Berkely shook his head. He looked quite worried. 'How do you get any moral consistency?' he asked.

'100% consistency is impossible,' I said. 'People are more or less consistent. That's what makes them people.'

'God's consistent.'

'God's a machine, then.'

Inevitably

28 July 2008

Amanda: And what's that supposed to be about?

Me: It's not supposed to be about anything. Except itself, maybe.

Amanda: The usual nonsense, in other words.

Me: It's an example of self-reference. Two questions, one of which answers the other.

Janice: Two questions? I don't get it.

Amanda: You don't need to get it. There's nothing to get.

Me: It's actually a statement about the meaning of life.

Amanda: It would be.

Me: A visual pun and...

Janice: A pun? Ah, now I get it. That's cute.

Question

26 July 2008

Attention

23 July 2008

Woe is the man who becomes the centre of attention! Berkeley the Christian has been working his way through this blog and has come to the conclusion that I am in need of redemption. Ordinarily, I would be open to such a suggestion but when it comes from a government statistician who wears walk shorts and long socks and has an adam's apple like a date scone I feel an instinctive resistance. Unfairly, perhaps.

'It all seems very negative,' was how he began.

'What does?'

'All this talk about life being meaningless. It's sad to see someone in such psychological pain.'

'I'm not in pain,' I said. 'On the contrary, I feel quite liberated.'

'I used to feel that way.

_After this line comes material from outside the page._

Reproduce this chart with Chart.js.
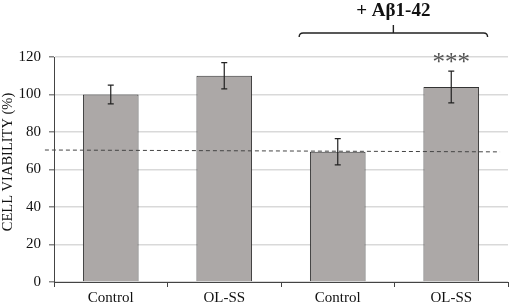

But I found that on the other side of liberation was Dark Despair.'

I had to admit he had a point so I said nothing.

He went on. 'And then I saw the light. Almost literally, you know? Like Paul on the road to Damascus. I suddenly realised that underpinning everything was this great power - the Love of God.'

'Well,' I said. 'I am not entirely against the idea that there's an underpinning. I'm not sure it's love, though. I doubt that whatever it is loves me or anyone else for that matter. Love seems an altogether too human an idea.'

'But most people believe in some ultimate coherence, don't they? They have a sense that there is an Above and Beyond that holds everything together.'

'Not Rupert,' I said.

'What about you?'

'Me?' I felt a little uncomfortable under Berkeley's beady gaze. 'You mean an ultimate principle?'

'Yes. Something like that.'

'Well, I have an ultimate principle,' I said.

'What is it?'

'That there is always another point of view.'

'Ah!' he said. 'Tolerance!'

'No. Not tolerance. At least, not just that. I mean there is always another point of view that I could adopt. Another way of looking at things. Another set of beliefs or values or attitudes that would make the situation seem quite different. I think it's called neuroticism.'

'You want to make a philosophy out of neuroticism?'

'Why not? You want to make one out of love.'

A Dangerous Preoccupation

22 July 2008

Ken finds Trevor very puzzling. I guess such an anarchic mind must pose something of a challenge to a life coach, whose professional assumptions are all based around progress towards a goal. Trevor, of course, isn't going anywhere and he seems to like it that way.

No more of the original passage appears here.